NZ economy braces for Oz mining slow down

By Ben Chapman-Smith

A new survey of Australian mining bosses points to a slowing of the industry. Photo / Grant Bradley
A new survey of Australian mining bosses points to a slowing of the industry. Photo / Grant Bradley

A slowdown in the Australian mining industry would have a knock-on effect on New Zealand but a leading economist says there are reasons not to be too pessimistic.

A report released today showed the mining industry in Australia appeared to be in survival mode, further fuelling concern the great mining investment boom was over.

Just 25 per cent of Australian companies were planning to invest in major capital expenditure projects in the year ahead, compared to 52 per cent last year.
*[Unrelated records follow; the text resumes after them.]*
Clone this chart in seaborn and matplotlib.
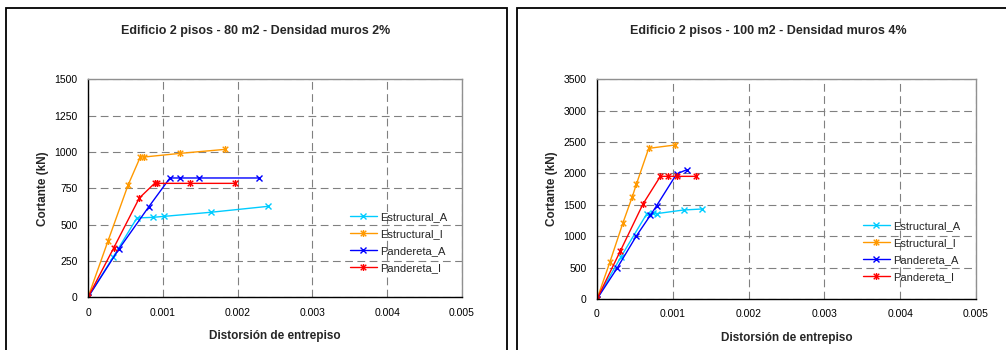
import matplotlib
matplotlib.use("Agg")
import matplotlib.pyplot as plt
import seaborn as sns
import pandas as pd
from matplotlib.path import Path
from matplotlib.patches import Rectangle

# ---------------- data ----------------
series_names = ["Estructural_A", "Estructural_I", "Pandereta_A", "Pandereta_I"]

# Chart 1: Edificio 2 pisos - 80 m2 - Densidad muros 2%
c1_estA_x = [0, 0.000334, 0.000654, 0.000864, 0.00102, 0.00164, 0.00241]
c1_estA_y = [0, 275, 546, 550, 557, 585, 626]
c1_estI_x = [0, 0.000267, 0.000534, 0.000699, 0.000744, 0.001224, 0.001834]
c1_estI_y = [0, 387, 770, 965, 965, 990, 1018]
c1_panA_x = [0, 0.00041, 0.00081, 0.001095, 0.001224, 0.00149, 0.00229]
c1_panA_y = [0, 330, 621, 821, 821, 821, 821]
c1_panI_x = [0, 0.000343, 0.000686, 0.00089, 0.00092, 0.00137, 0.00197]
c1_panI_y = [0, 339, 683, 784, 784, 784, 784]

# Chart 2: Edificio 2 pisos - 100 m2 - Densidad muros 4%
c2_estA_x = [0, 0.000317, 0.000655, 0.000743, 0.000787, 0.001143, 0.001385]
c2_estA_y = [0, 674, 1354, 1365, 1360, 1418, 1434]
c2_estI_x = [0, 0.000172, 0.000343, 0.000466, 0.000519, 0.000682, 0.001033]
c2_estI_y = [0, 595, 1216, 1630, 1827, 2400, 2454]
c2_panA_x = [0, 0.000264, 0.000519, 0.000704, 0.000787, 0.00105, 0.001187]
c2_panA_y = [0, 489, 1004, 1333, 1487, 1992, 2061]
c2_panI_x = [0, 0.000308, 0.000607, 0.000836, 0.000937, 0.00106, 0.0013]
c2_panI_y = [0, 765, 1514, 1954, 1954, 1954, 1954]

titles = ["Edificio 2 pisos - 80 m2 - Densidad muros 2%",
          "Edificio 2 pisos - 100 m2 - Densidad muros 4%"]
x_label = "Distorsión de entrepiso"
y_label = "Cortante (kN)"
x_ticks = [0, 0.001, 0.002, 0.003, 0.004, 0.005]
x_tick_labels = ["0", "0.001", "0.002", "0.003", "0.004", "0.005"]
y_ticks_1 = [0, 250, 500, 750, 1000, 1250, 1500]
y_ticks_2 = [0, 500, 1000, 1500, 2000, 2500, 3000, 3500]

# ---------------- style ----------------
sns.set_theme(style="white")
plt.rcParams["font.family"] = ["Liberation Sans", "DejaVu Sans"]

colors = {"Estructural_A": "#00CCFF", "Estructural_I": "#FF9900",
          "Pandereta_A": "#0000FF", "Pandereta_I": "#FF0000"}
star = Path([(-1, -1), (1, 1), (-1, 1), (1, -1), (0, -1.25), (0, 1.25)],
            [Path.MOVETO, Path.LINETO, Path.MOVETO, Path.LINETO, Path.MOVETO, Path.LINETO])
markers = {"Estructural_A": "x", "Estructural_I": star,
           "Pandereta_A": "x", "Pandereta_I": star}

W, H = 1006, 350
fig = plt.figure(figsize=(W / 100, H / 100), dpi=100)
fig.patch.set_facecolor("white")

# panel frames
fig.patches.append(Rectangle((6 / W, -0.1), (507 - 6) / W, (H - 8) / H + 0.1,
                             transform=fig.transFigure, fill=False,
                             edgecolor="black", linewidth=1.3))
fig.patches.append(Rectangle((517 / W, -0.1), 0.6, (H - 8) / H + 0.1,
                             transform=fig.transFigure, fill=False,
                             edgecolor="black", linewidth=1.3))


def build_df(chart):
    rows = []
    for name, xs, ys in chart:
        for x, y in zip(xs, ys):
            rows.append({"serie": name, "x": x, "y": y})
    return pd.DataFrame(rows)


charts = [
    [("Estructural_A", c1_estA_x, c1_estA_y), ("Estructural_I", c1_estI_x, c1_estI_y),
     ("Pandereta_A", c1_panA_x, c1_panA_y), ("Pandereta_I", c1_panI_x, c1_panI_y)],
    [("Estructural_A", c2_estA_x, c2_estA_y), ("Estructural_I", c2_estI_x, c2_estI_y),
     ("Pandereta_A", c2_panA_x, c2_panA_y), ("Pandereta_I", c2_panI_x, c2_panI_y)],
]

axes_px = [(88, 297.3, 462, 79.3), (597, 299, 976, 79.3)]  # left, bottom, right, top (pixels from top)
y_ticks_list = [y_ticks_1, y_ticks_2]
title_x = [256 / W, 768 / W]
legend_anchor = [(350 / W, (H - 212) / H), (863 / W, (H - 221) / H)]

for i in range(2):
    l, b, r, t = axes_px[i]
    ax = fig.add_axes([l / W, (H - b) / H, (r - l) / W, (b - t) / H])
    df = build_df(charts[i])
    for name in series_names:
        sub = df[df["serie"] == name]
        sns.lineplot(data=sub, x="x", y="y", ax=ax, sort=False, estimator=None,
                     color=colors[name], marker=markers[name], markersize=5,
                     markeredgewidth=1.0, markeredgecolor=colors[name],
                     linewidth=1.0, label=name)
    yt = y_ticks_list[i]
    ax.set_xlim(0, 0.005)
    ax.set_ylim(0, yt[-1])
    ax.set_xticks(x_ticks)
    ax.set_xticklabels(x_tick_labels)
    ax.set_yticks(yt)
    ax.set_yticklabels([str(v) for v in yt])
    ax.grid(True, color="#808080", linestyle=(0, (7, 4)), linewidth=0.8)
    ax.set_axisbelow(True)
    for s in ["left", "bottom"]:
        ax.spines[s].set_color("black")
        ax.spines[s].set_linewidth(1.0)
    for s in ["top", "right"]:
        ax.spines[s].set_color("#909090")
        ax.spines[s].set_linewidth(1.0)
    ax.tick_params(axis="both", direction="inout", length=5, width=0.8,
                   color="black", labelsize=7.5, labelcolor="black", pad=5)
    ax.set_xlabel(x_label, fontsize=8.5, fontweight="bold", labelpad=9)
    ax.set_ylabel(y_label, fontsize=8.5, fontweight="bold", labelpad=4)
    ax.legend(loc="upper left", bbox_to_anchor=legend_anchor[i],
              bbox_transform=fig.transFigure, frameon=False, fontsize=8,
              handlelength=2.4, handletextpad=0.3, labelspacing=0.62,
              borderpad=0, borderaxespad=0)
    fig.text(title_x[i], (H - 31) / H, titles[i], ha="center", va="center",
             fontsize=9, fontweight="bold")

fig.savefig("out.png", dpi=100)
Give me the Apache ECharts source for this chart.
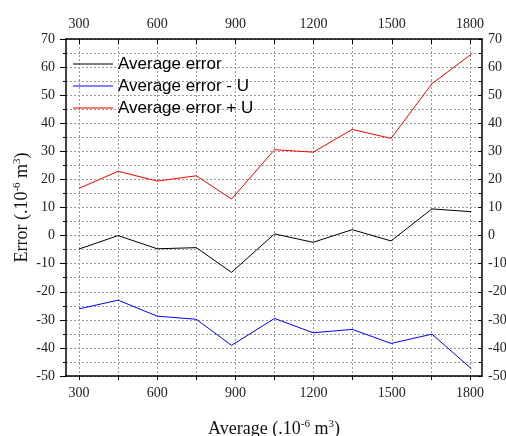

The mining industry had been slowing since the beginning of the year and this would have an impact on New Zealand trade and immigration, said Shamubeel Eaqub, principal economist at the NZ Institute of Economic Research (NZIER).

"Obviously the mining boom has been very helpful for New Zealand in terms of offering employment opportunities.

"We will see fewer Kiwis going overseas if mining continues to slow."

But Eaqub said most of New Zealand's exports were not directly linked with mining and so he was "not overly pessimistic" about a crash in trade with Australia.

"It will have some impact on our export but we do a lot of our trade with New South Wales and Victoria, which are not mining states.

"Our connection with the mining boom was always indirect."

The Mining Business Outlook report, compiled by Newport Consulting, also found that only 20 per cent of mining leaders were very optimistic, down from 57 per cent last year, and more than a third were not optimistic, compared to just 13 per cent last year.

"Across the board, we've seen a significant shift in sentiment to the negative in the belief that commodity prices will remain high enough to make future investments pay off," the report's author David Hand said.

Four years ago, mining companies were confident that commodity prices would remain high, but are now reassessing their future capital expenditure.

"What we're seeing in the response to our survey is real pessimism about that," he said.

But, miners would not cancel projects that they'd already committed to, he added.

The findings come a week after a Deloitte Access Economics report warned that the mining boom would peak in 2014 and as the thermal coal price fell to US$90 (A$86.87) per tonne and the iron spot price dropped to a fresh low of US$118 (A$113.89) per tonne.

The Mining Business Outlook cited increased costs and tough conditions as the main factors driving mining investment caution, followed by volatile prices and labour shortages.

Mineral deposits which became viable over the past decade due to higher commodity prices could now become uneconomic, Hand said.

While iron ore prices appeared to be stable for now, albeit at a lower level, thermal coal prices were in free fall as some producers considered ceasing production altogether.

"Thermal coal producers are not talking about investment, they're beginning to talk about whether mines will continue to operate," Hand said.

Still, the outlook for iron ore and coking coal remained bright as the rate of industrialisation and steel production continued to motor along in China.

Hand cautioned that the price of thermal coal had fallen significantly since the survey of 55 mining leaders was taken six weeks ago.

Only two per cent of mining leaders said the carbon tax was contributing to caution and more than half of respondents said they had no strategy for dealing with the skills shortage.